For every point of the plane $$\pi$$, we can consider three parametric equations as a system of equations with two unknowns, $$\lambda$$ and $$\mu$$, that must have only one solution. Therefore the system is: $$\left. \begin{array}{rcl}x-a_1 &=&\lambda \cdot u_1 +\mu \cdot v_1 \\ y-a_2& = &\lambda \cdot u_2+\mu \cdot v_2 \\ z-a_3&=&\lambda \cdot u_3 +\mu \cdot v_3\end{array}\right\}$$$It has to be compatible and determined and, therefore, the following determinant must be 0: $$\left|\begin{matrix}x-a_1 & u_1 & v_1 \\ y-a_2 & u_2 & v_2 \\ z-a_3 & u_3 & v_3\end{matrix} \right|=0$$$ If we develop the previous determinant we obtain: $$(u_2v_3-u_3v_2)\cdot x+(u_3v_1-u_1v_3)\cdot y+(u_1v_2-u_2v_1)\cdot z+ \\ +[-a_1(u_2v_3-u_3v_2)-a_2(u_3v_1-u_1v_3)-a_3(u_1v_2-u_2v_1)]=0$$$And if we call $$A, B$$ and $$C$$ the coefficients of $$x, y, z$$, and $$D$$ the independent term, we obtain the linear equation: $$Ax + By + Cz + D = 0$$$ which is known as the general, Cartesian or implicit equation of the plane.

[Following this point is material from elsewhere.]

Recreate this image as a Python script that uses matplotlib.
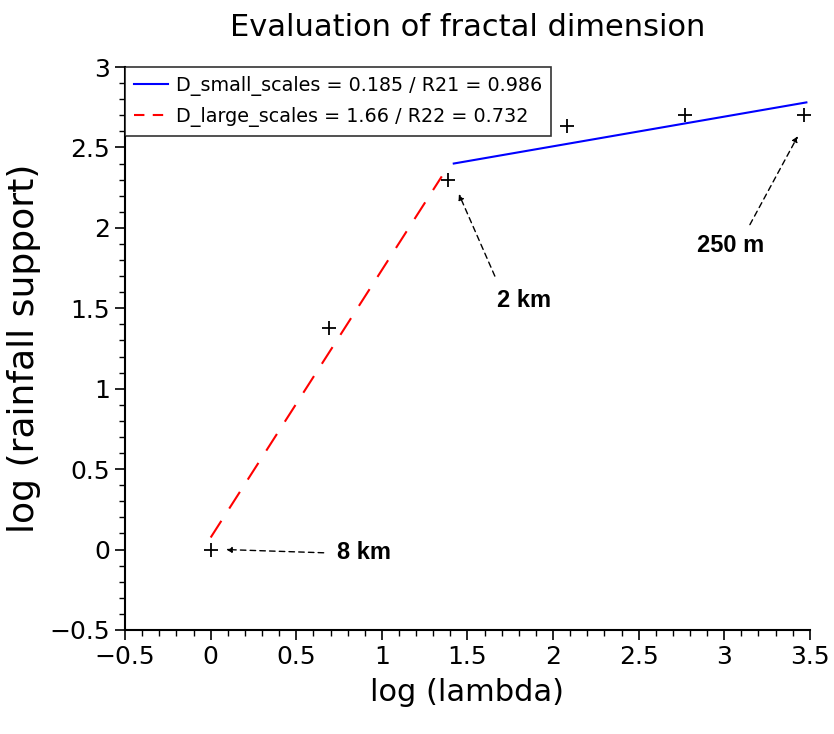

Also the vector $$\overrightarrow{v} = (A, B, C)$$ is the vector perpendicular to the plane.

Consider points $$A = (1,-3, 5), B = (-2, 2,-1)$$ and $$C = (1,-1, 0)$$, and find the general equations of the plane that they determine.

The vector equation is: $$(x, y, z) = (1,-3, 5) + \lambda \cdot (-3, 5,-6) + \mu \cdot (0, 2,-5)$$$and the parametric equations are: $$\left\{\begin{array}{rcl}x&=&1-3\lambda \\ y&=&-3+5\lambda+2\mu \\ z&=&5-6\lambda-5\mu \end{array}\right.$$$

If we write the determinant of the system and equate it to zero we have: $$\left| \begin{matrix} x-1 & -3 & 0 \\ y+3 & 5 & 2 \\ z-5 & -6 & -5 \end{matrix}\right|=0$$$And if we develop it: $$\left| \begin{matrix} x-1 & -3 & 0 \\ y+3 & 5 & 2 \\ z-5 & -6 & -5 \end{matrix}\right|=-25(x-1)-6(z-5)-15(y+3)+12(x-1)=\\=-25x+25-6z+30-15y-45+12x-12=-13x-15y-6z-2=0$$$ An important characteristic of the general equation of the plane is that it allows us to obtain a normal vector by just looking at the equation.

If the equation is $$Ax + By + Cz + D = 0$$ then $$\overrightarrow{n}=(A,B,C)$$ is a normal vector of the plane. In our case $$\overrightarrow{n}=(-13,-15,-6)$$.